Première présidente du réseau de l’Université du Québec, Sylvie Beauchamp croit, pour sa part, que c’est l’accompagnement d’un mentor qui l’a aidée dans son cheminement. « J’ai eu un patron qui a cru en moi, se souvient-elle. Il voyait plus mon potentiel que moi-même. » Selon elle, les femmes sont souvent plus modestes et ne se mettent pas naturellement à l’avant-plan.

« Si les femmes agissent comme les hommes lorsqu’elles occupent des postes d’autorité, elles sont perçues comme hystériques ou agressives, alors que si elles sont plus conciliantes, on risque de juger qu’elles font preuve de mollesse et qu’elles manquent d’autorité » , estime Émilie Genin. C’est pourquoi il n’est pas toujours facile pour les femmes de jongler entre ces différentes contraintes.

Le recteur de l’UdeM, Guy Breton, estime néanmoins que cette diversité constitue une richesse au sein de son équipe. « Ce n’est pas parce qu’une femme prend une fonction qui est traditionnellement occupée par des hommes qu’elle doit prendre leurs réflexes, il faut que les femmes restent authentiques », juge-t-il.

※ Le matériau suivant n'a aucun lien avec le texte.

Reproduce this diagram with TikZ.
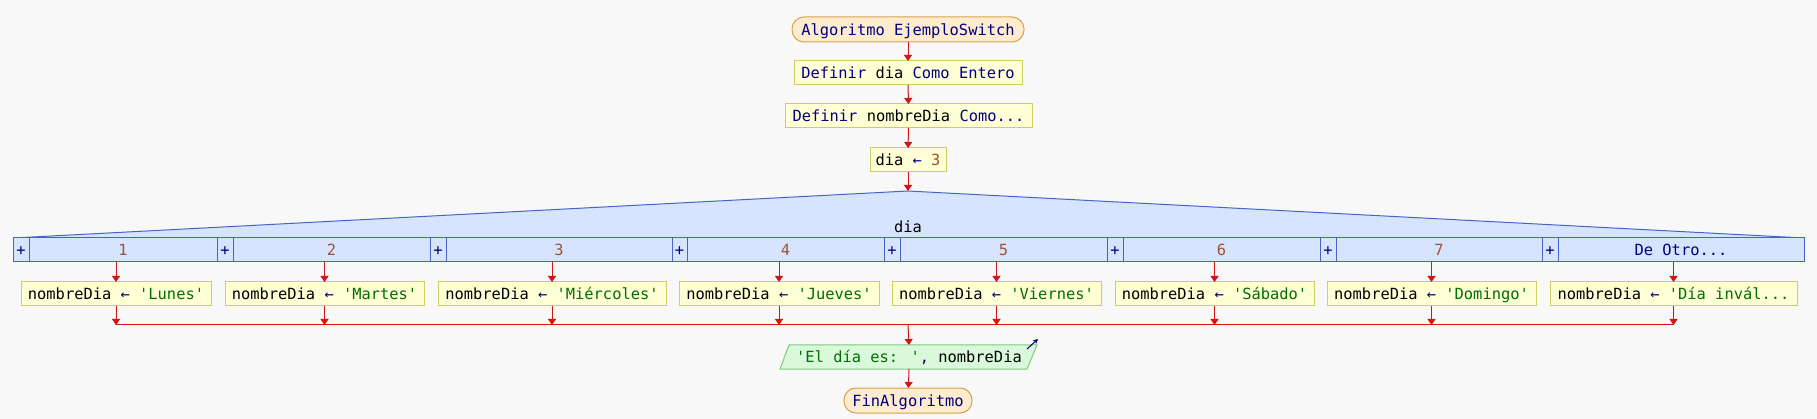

L’attitude plus rassembleuse des femmes fait partie des caractéristiques qui leur permet de se démarquer des hommes dans la gestion d’équipe.« Pour moi, le leadership, c’est de reconnaître que l’équipe est plus forte que le dirigeant seul, affirme Sylvie Beauchamp . Il faut absolument travailler ensemble pour obtenir des résultats. »

De la même façon, la présidente de l’UQ accorde une grande importance à la nouvelle génération.« Il faut s’assurer que des femmes soient formées pour prendre la relève, croit-elle. Quand on leur donne des opportunités et qu’on leur fait confiance, les femmes ont tendance à être plus sûres d’elles. » C’est pour cette raison qu’elle s’est entourée de trois femmes afin de permettre à d’autres de lui succéder éventuellement.